In April, police responded to three separate disturbances in the space of an hour, including a raucous house party in the 1100 block of 23rd Street where a fight spilled out into the street. There were also complaints at two Midtown businesses: one regarding a subject who attacked two patrons at a K Street bar, and a reported altercation at a 15th Street business involving a man who was hit over the right eye with a bottle for grabbing female patrons.
“We will see [in June] when the weather’s nice if the gang problem is under control,” Silcox said.
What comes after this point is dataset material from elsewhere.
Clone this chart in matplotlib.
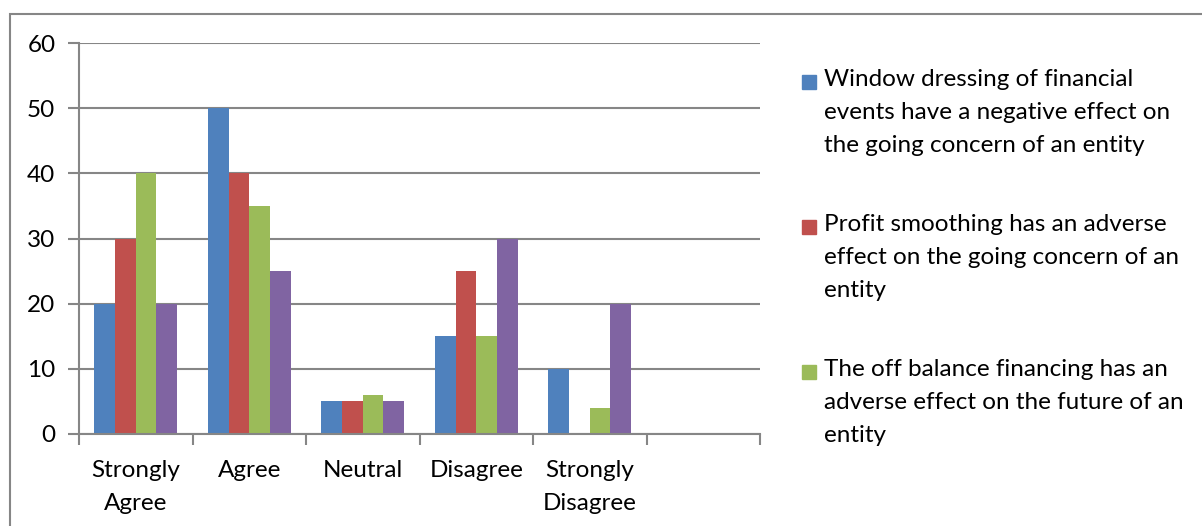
import matplotlib
matplotlib.use("Agg")
import matplotlib.pyplot as plt
from matplotlib.patches import Rectangle
import numpy as np

plt.rcParams["font.family"] = ["Lato", "DejaVu Sans"]

categories = ["Strongly\nAgree", "Agree", "Neutral", "Disagree", "Strongly\nDisagree", ""]
window_dressing = [20, 50, 5, 15, 10]
profit_smoothing = [30, 40, 5, 25, 0]
off_balance = [40, 35, 6, 15, 4]
fourth_series = [20, 25, 5, 30, 20]

legend_labels = [
    "Window dressing of financial\nevents have a negative effect on\nthe going concern of an entity",
    "Profit smoothing has an adverse\neffect on the going concern of an\nentity",
    "The off balance financing has an\nadverse effect on the future of an\nentity",
]
colors = ["#4F81BD", "#C0504D", "#9BBB59", "#8064A2"]
grey = "#868686"
fs = 17.5

W, H = 1202, 526
fig = plt.figure(figsize=(W / 100, H / 100), dpi=100)

# chart frame, cut off at right and bottom
fig.patches.append(Rectangle((10 / W, -0.1), 1.2, (H - 14) / H + 0.1,
                             transform=fig.transFigure, fill=False,
                             edgecolor=grey, linewidth=1.5))

ax = fig.add_axes([79 / W, 1 - 434 / H, (760 - 79) / W, (434 - 43) / H])

series = [window_dressing, profit_smoothing, off_balance, fourth_series]
n = len(series)
w = 1 / (n + 1.5)
x = np.arange(len(window_dressing))
for i, vals in enumerate(series):
    ax.bar(x + (i - (n - 1) / 2) * w, vals, width=w, color=colors[i], zorder=3)

ax.set_xlim(-0.5, len(categories) - 0.5)
ax.set_ylim(0, 60)
ax.set_yticks(range(0, 61, 10))
ax.set_xticks(np.arange(len(categories) + 1) - 0.5, minor=False)
ax.set_xticklabels([""] * (len(categories) + 1))
ax.set_xticks(np.arange(len(categories)), minor=True)
ax.set_xticklabels(categories, minor=True)
for lab in ax.get_xticklabels(minor=True):
    lab.set_linespacing(1.7)
ax.tick_params(axis="x", which="minor", length=0, pad=19, labelsize=fs)
ax.tick_params(axis="x", which="major", length=8, width=1.5, color=grey)
ax.tick_params(axis="y", length=8, width=1.5, color=grey, labelsize=fs, pad=9)
ax.yaxis.grid(True, color=grey, linewidth=1.5, zorder=0)
for s in ["top", "right"]:
    ax.spines[s].set_visible(False)
for s in ["left", "bottom"]:
    ax.spines[s].set_color(grey)
    ax.spines[s].set_linewidth(1.5)
ax.spines["bottom"].set_zorder(4)

# legend, markers aligned with the first text line
for i, label in enumerate(legend_labels):
    ytop = 69 + i * 145
    fig.patches.append(Rectangle((802 / W, 1 - (ytop + 20) / H), 14 / W, 14 / H,
                                 transform=fig.transFigure, color=colors[i]))
    fig.text(824 / W, 1 - ytop / H, label, fontsize=fs, va="top", ha="left",
             linespacing=1.72)

fig.savefig("out.png", dpi=100)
The looming budget cuts present their own stark possibilities. Both Leong and Golden say violent crime could surge if proposed budget cuts to the department are enacted. With a tentative proposal to slash $12 million from police coffers, the department could see a reduction of 80 sworn officers. Leong says that would mean the elimination the very cops who now patrol Second Saturdays.
“If the budget cuts happen as they’re planned, we won’t have a [problem-oriented policing] team, we won’t have a gang unit … we won’t have any special resources anymore to pull from,” Leong asserted.
Golden is already planning for that day, saying the Lavender Angels would prioritize community training, “target hardening” and citizen reporting.
“Maybe we can fill in some of the gap some way,” she offered. “I don’t know.”
The well-being of Second Saturday isn’t important to Zavala’s grieving family.
By all accounts, the oldest of six siblings was a loyal, responsible individual who balanced school, work and community outreach as a founding member of Sac City’s Brown Issues club.
It’s a stinging irony that one of Zavala’s foremost goals within the group was reaching out to young people who might be tempted or afflicted by the gangster lifestyle.
“He witnessed it and he wanted to do something about it,” said Manuel Favela, a UC Riverside student who became friends with Zavala as a fellow club member. “Young men really [responded] to Hugo.”
Silcox believes Second Saturday should be discontinued or limited if the police department budget is slashed, while those who run businesses in Midtown are waiting to gauge the long-term effects of the event’s earlier hours.
“Everyone’s in agreement that if it sucks and doesn’t work this summer, we’ll change it next year,” Uranga-Foster said. “A lot of businesses count on Second Saturdays as a [financial] center point of their month.”